Having dilated on the intellectual and normative foundations and the framework of an Islamic political order, Mawdudi compared the post-rightly guided caliphate period with the ideal contained in the Quran and the Tradition. He finds certain obvious deviations from the ideal. Making a departure from the romantic and traditionalist interpretation of history enforced at the intellectual level by Shibli Numani (1847-1914) in his classic “al-Mamun” (1887), Mawdudi applies principles of historical criticism in understanding the causes of transition from the caliphate to monarchy. Source criticism in the Islamic intellectual tradition had been the feature of the Muslim scholars from early days, encouraged by the Prophet himself. However, the romantic approach in history and conservative traditionalism did not encourage intellectuals to develop a critique of the monarchial period of the after-fall caliphate.
Mawdudi became critical, however with respect for such personalities, of their policies and decisions which became instrumental in changing the course of events and the trend of society. He based his analysis on the touchstone of the truth provided by the Quran and the Tradition.
This critical work highlights causes and reasons for the transition from ideal to the incidental, which shows a departure from certain basic norms such as decision making done on the principle of Council lead decision making which is direct election of the ruler based on capability and qualifications and not on hereditary succession and public accountability of the expenditure of funds. Despite the preceding three shortcomings, independence of judiciary and the institutions of -legal opinion- and -judicial edicts- and -schools- were practically engines of change thanks to their ongoing practice of independent jurisprudence in various areas of life which helps in broadening the application of Law in economy, social and financial matters as well as in art and architecture.
The social norms, economic practices, family system and personal law, inheritance law, evidence law, as prescribed by the Quran and the Tradition continued to operate even under the greatest usurpers of political power. This peculiar situation resulted into a legal dilemma for the jurists.

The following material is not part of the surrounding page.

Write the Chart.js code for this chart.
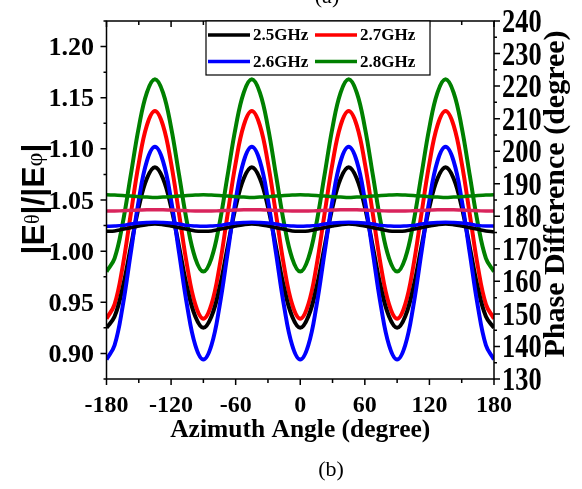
<!DOCTYPE html>
<html>
<head>
<meta charset="utf-8">
<script src="https://cdn.jsdelivr.net/npm/chart.js@4.4.1/dist/chart.umd.min.js"></script>
<style>
html,body{margin:0;padding:0;background:#fff;}
canvas{display:block;}
</style>
</head>
<body>
<canvas id="c" width="582" height="489"></canvas>
<script>
/* ---------------- data ---------------- */

const angles = [
  -180,-172.5,-165,-157.5,-150,-142.5,-135,-127.5,-120,-112.5,-105,-97.5,
  -90,-82.5,-75,-67.5,-60,-52.5,-45,-37.5,-30,-22.5,-15,-7.5,
  0,7.5,15,22.5,30,37.5,45,52.5,60,67.5,75,82.5,
  90,97.5,105,112.5,120,127.5,135,142.5,150,157.5,165,172.5,
  180
];

const freqLabels = ['2.5GHz','2.6GHz','2.7GHz','2.8GHz'];

// |Etheta|/|Ephi|  (left axis)
const ratio25 = [
  0.925,0.936,0.964,1.004,1.043,1.071,1.082,1.071,1.043,1.004,0.964,0.936,
  0.925,0.936,0.964,1.004,1.043,1.071,1.082,1.071,1.043,1.004,0.964,0.936,
  0.925,0.936,0.964,1.004,1.043,1.071,1.082,1.071,1.043,1.004,0.964,0.936,
  0.925,0.936,0.964,1.004,1.043,1.071,1.082,1.071,1.043,1.004,0.964,0.936,
  0.925
];
const ratio26 = [
  0.894,0.908,0.946,0.998,1.050,1.088,1.102,1.088,1.050,0.998,0.946,0.908,
  0.894,0.908,0.946,0.998,1.050,1.088,1.102,1.088,1.050,0.998,0.946,0.908,
  0.894,0.908,0.946,0.998,1.050,1.088,1.102,1.088,1.050,0.998,0.946,0.908,
  0.894,0.908,0.946,0.998,1.050,1.088,1.102,1.088,1.050,0.998,0.946,0.908,
  0.894
];
const ratio27 = [
  0.934,0.948,0.985,1.036,1.086,1.123,1.137,1.123,1.086,1.036,0.985,0.948,
  0.934,0.948,0.985,1.036,1.086,1.123,1.137,1.123,1.086,1.036,0.985,0.948,
  0.934,0.948,0.985,1.036,1.086,1.123,1.137,1.123,1.086,1.036,0.985,0.948,
  0.934,0.948,0.985,1.036,1.086,1.123,1.137,1.123,1.086,1.036,0.985,0.948,
  0.934
];
const ratio28 = [
  0.980,0.993,1.027,1.074,1.121,1.155,1.168,1.155,1.121,1.074,1.027,0.993,
  0.980,0.993,1.027,1.074,1.121,1.155,1.168,1.155,1.121,1.074,1.027,0.993,
  0.980,0.993,1.027,1.074,1.121,1.155,1.168,1.155,1.121,1.074,1.027,0.993,
  0.980,0.993,1.027,1.074,1.121,1.155,1.168,1.155,1.121,1.074,1.027,0.993,
  0.980
];

// phase difference (right axis)
const phase25 = [
  175.4,175.5,176.0,176.5,177.0,177.4,177.6,177.4,177.0,176.5,176.0,175.5,
  175.4,175.5,176.0,176.5,177.0,177.4,177.6,177.4,177.0,176.5,176.0,175.5,
  175.4,175.5,176.0,176.5,177.0,177.4,177.6,177.4,177.0,176.5,176.0,175.5,
  175.4,175.5,176.0,176.5,177.0,177.4,177.6,177.4,177.0,176.5,176.0,175.5,
  175.2
];
const phase26 = [
  176.9,177.0,177.2,177.6,177.9,178.1,178.2,178.1,177.9,177.6,177.2,177.0,
  176.9,177.0,177.2,177.6,177.9,178.1,178.2,178.1,177.9,177.6,177.2,177.0,
  176.9,177.0,177.2,177.6,177.9,178.1,178.2,178.1,177.9,177.6,177.2,177.0,
  176.9,177.0,177.2,177.6,177.9,178.1,178.2,178.1,177.9,177.6,177.2,177.0,
  177.0
];
const phase27 = [
  181.6,181.6,181.7,181.8,181.9,182.0,182.0,182.0,181.9,181.8,181.7,181.6,
  181.6,181.6,181.7,181.8,181.9,182.0,182.0,182.0,181.9,181.8,181.7,181.6,
  181.6,181.6,181.7,181.8,181.9,182.0,182.0,182.0,181.9,181.8,181.7,181.6,
  181.6,181.6,181.7,181.8,181.9,182.0,182.0,182.0,181.9,181.8,181.7,181.6,
  181.6
];
const phase28 = [
  186.6,186.5,186.4,186.2,186.0,185.9,185.8,185.9,186.0,186.2,186.4,186.5,
  186.6,186.5,186.4,186.2,186.0,185.9,185.8,185.9,186.0,186.2,186.4,186.5,
  186.6,186.5,186.4,186.2,186.0,185.9,185.8,185.9,186.0,186.2,186.4,186.5,
  186.6,186.5,186.4,186.2,186.0,185.9,185.8,185.9,186.0,186.2,186.4,186.5,
  186.6
];

const ratioTicks = ['0.90','0.95','1.00','1.05','1.10','1.15','1.20'];
const phaseTicks = [130,140,150,160,170,180,190,200,210,220,230,240];

/* ---------------- helpers ---------------- */

const SERIF = '"Liberation Serif", "Times New Roman", serif';
const SANS = '"Liberation Sans", Arial, sans-serif';

function pts(arr){
    return angles.map((a,i)=>({x:a, y:arr[i]}));
}

function ds(label, arr, color, axis, width, order){
    return {
        label: label,
        data: pts(arr),
        borderColor: color,
        borderWidth: width,
        pointRadius: 0,
        tension: 0.4,
        fill: false,
        yAxisID: axis,
        order: order
    };
}

/* ---------------- drawing plugin ---------------- */

const decor = {
    id: 'decor',
    afterDraw(chart){
        const ctx = chart.ctx;
        const a = chart.chartArea;
        const sx = chart.scales.x, sy = chart.scales.y, sy1 = chart.scales.y1;

        ctx.save();
        ctx.strokeStyle = '#000';
        ctx.fillStyle = '#000';
        ctx.lineWidth = 1.5;
        ctx.strokeRect(a.left, a.top, a.right - a.left, a.bottom - a.top);

        // x ticks: bottom outward, top inward
        ctx.beginPath();
        for(let v=-180; v<=180; v+=30){
            const px = sx.getPixelForValue(v);
            const len = (v % 60 === 0) ? 6 : 4;
            ctx.moveTo(px, a.bottom); ctx.lineTo(px, a.bottom + len);
            ctx.moveTo(px, a.top); ctx.lineTo(px, a.top + len);
        }
        // left ticks
        for(let k=35; k<=49; k++){
            const py = sy.getPixelForValue(k*0.025);
            const len = (k % 2 === 0) ? 6 : 3;
            ctx.moveTo(a.left, py); ctx.lineTo(a.left - len, py);
        }
        // right ticks
        for(let v=130; v<=240; v+=5){
            const py = sy1.getPixelForValue(v);
            const len = (v % 10 === 0) ? 6 : 3;
            ctx.moveTo(a.right, py); ctx.lineTo(a.right + len, py);
        }
        ctx.stroke();

        // left tick labels
        ctx.font = 'bold 26px ' + SERIF;
        ctx.textAlign = 'right';
        ctx.textBaseline = 'alphabetic';
        ratioTicks.forEach(t=>{
            const py = sy.getPixelForValue(parseFloat(t));
            ctx.fillText(t, 94, py + 8.6);
        });

        // right tick labels (a little narrow)
        phaseTicks.forEach(t=>{
            const py = sy1.getPixelForValue(t);
            ctx.save();
            ctx.font = 'bold 33px ' + SERIF;
            ctx.textAlign = 'left';
            ctx.textBaseline = 'alphabetic';
            ctx.translate(502, py + 11);
            ctx.scale(0.8, 1);
            ctx.fillText(String(t), 0, 0);
            ctx.restore();
        });

        // left title |Eθ|/|Eφ|
        const parts = [
            ['|E', 'bold 32px ' + SANS, 0],
            ['θ', '20px ' + SERIF, 5],
            ['|/|E', 'bold 32px ' + SANS, 0],
            ['φ', '24px ' + SERIF, 2],
            ['|', 'bold 32px ' + SANS, 0]
        ];
        let total = 0;
        parts.forEach(p=>{ ctx.font = p[1]; total += ctx.measureText(p[0]).width; });
        ctx.save();
        ctx.translate(33, 199);
        ctx.rotate(-Math.PI/2);
        ctx.textAlign = 'left';
        ctx.textBaseline = 'alphabetic';
        let u = -total/2;
        parts.forEach(p=>{
            ctx.font = p[1];
            ctx.fillText(p[0], u, 11 - p[2]);
            u += ctx.measureText(p[0]).width;
        });
        ctx.restore();

        // right title
        ctx.save();
        ctx.translate(556, 194);
        ctx.rotate(-Math.PI/2);
        ctx.font = 'bold 30px ' + SERIF;
        ctx.textAlign = 'center';
        ctx.textBaseline = 'middle';
        ctx.fillText('Phase Difference (degree)', 0, 0);
        ctx.restore();

        // legend box (two columns)
        ctx.fillStyle = '#fff';
        ctx.fillRect(206, a.top, 224, 54);
        ctx.lineWidth = 1.2;
        ctx.strokeRect(206, a.top, 224, 54);
        const cols = [208, 315];
        const rows = [35, 61.5];
        const order = [0, 1, 2, 3]; // 2.5,2.6 | 2.7,2.8
        order.forEach((idx, n)=>{
            const d = chart.data.datasets.find(s=>s.label === freqLabels[idx] && s.yAxisID === 'y');
            const cx = cols[Math.floor(n/2)];
            const cy = rows[n % 2];
            ctx.strokeStyle = d.borderColor;
            ctx.lineWidth = 3.5;
            ctx.beginPath();
            ctx.moveTo(cx, cy); ctx.lineTo(cx + 42, cy);
            ctx.stroke();
            ctx.fillStyle = '#000';
            ctx.font = 'bold 17px ' + SERIF;
            ctx.textAlign = 'left';
            ctx.textBaseline = 'middle';
            ctx.fillText(freqLabels[idx], cx + 45, cy + 1);
        });

        // panel labels
        ctx.fillStyle = '#000';
        ctx.font = '22px ' + SERIF;
        ctx.textAlign = 'center';
        ctx.textBaseline = 'alphabetic';
        ctx.fillText('(a)', 327, 3);
        ctx.fillText('(b)', 331, 476);

        ctx.restore();
    }
};

/* ---------------- chart ---------------- */

const datasets = [
    ds('2.8GHz', phase28, '#008000', 'y1', 3.5, 1),
    ds('2.7GHz', phase27, '#d9245c', 'y1', 3.5, 2),
    ds('2.6GHz', phase26, '#0000ff', 'y1', 3.5, 3),
    ds('2.5GHz', phase25, '#000000', 'y1', 3.5, 4),
    ds('2.6GHz', ratio26, '#0000ff', 'y', 4, 5),
    ds('2.5GHz', ratio25, '#000000', 'y', 4, 6),
    ds('2.7GHz', ratio27, '#ff0000', 'y', 4, 7),
    ds('2.8GHz', ratio28, '#008000', 'y', 4, 8)
];

new Chart(document.getElementById('c'), {
    type: 'line',
    data: { datasets: datasets },
    options: {
        responsive: false,
        animation: false,
        devicePixelRatio: 1,
        layout: { padding: { top: 21, left: 0, right: 0, bottom: 0 } },
        plugins: { legend: { display: false }, tooltip: { enabled: false } },
        scales: {
            x: {
                type: 'linear',
                position: 'bottom',
                min: -180, max: 180,
                grid: { display: false, drawTicks: false },
                border: { display: false },
                ticks: {
                    stepSize: 60,
                    padding: 12,
                    maxRotation: 0,
                    color: '#000',
                    font: { family: SERIF, size: 24, weight: 'bold' }
                },
                title: {
                    display: true,
                    text: 'Azimuth Angle (degree)',
                    color: '#000',
                    font: { family: SERIF, size: 25.5, weight: 'bold' },
                    padding: { top: 0, bottom: 43 }
                },
                afterFit(s){ s.height = 110; }
            },
            y: {
                position: 'left',
                min: 0.875, max: 1.225,
                grid: { display: false, drawTicks: false },
                border: { display: false },
                ticks: { display: false },
                afterFit(s){ s.width = 106.5; }
            },
            y1: {
                position: 'right',
                min: 130, max: 240,
                grid: { display: false, drawTicks: false },
                border: { display: false },
                ticks: { display: false },
                afterFit(s){ s.width = 88; }
            }
        }
    },
    plugins: [decor]
});
</script>
</body>
</html>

Even scholars like Ibn Taymiyah (1263-1328) hesitated in endorsing rebellion against a Muslim ruler who may have obvious weakness but who maintians public prayers and takes care of the people’s welfare.
The issue became more complex with the political decline, disintegration of Muslim political authority and rise of European imperialism in the eighteenth and nineteenth centuries. The oppressive colonisers, who in the secular European tradition imposed secular laws on Muslim lands, replaced the Muslim rulers. The abolition of the Ottoman caliphate turned out to be the last blow to the concept of the global Islamic state and Muslim community.
The new challenge was perhaps no less serious than the earlier one. The basic issues at conceptual and applied levels though were not completely new, the European secular model concentrated on the people’s sovereignty along with the final authority of the crown or the President in certain cases. The source of law for the European nations was mainly the pronouncement of the crown or customary law in which their religious scriptures had practically no role to play. The distribution of power in the legislative bodies was based on secular principles and on show of hands. Morality was important but confined to personal realms.
For the Muslims, the pain of colonisation added to the already existing concern and desire to revive the Muslim caliphate. The colonisers were generally considered more undesirable than the corrupt Muslims rulers were. EMERGENCE of movements for restoration of Islamic political order was therefore a natural phenomenon in the length and breadth of the Muslims world during this period.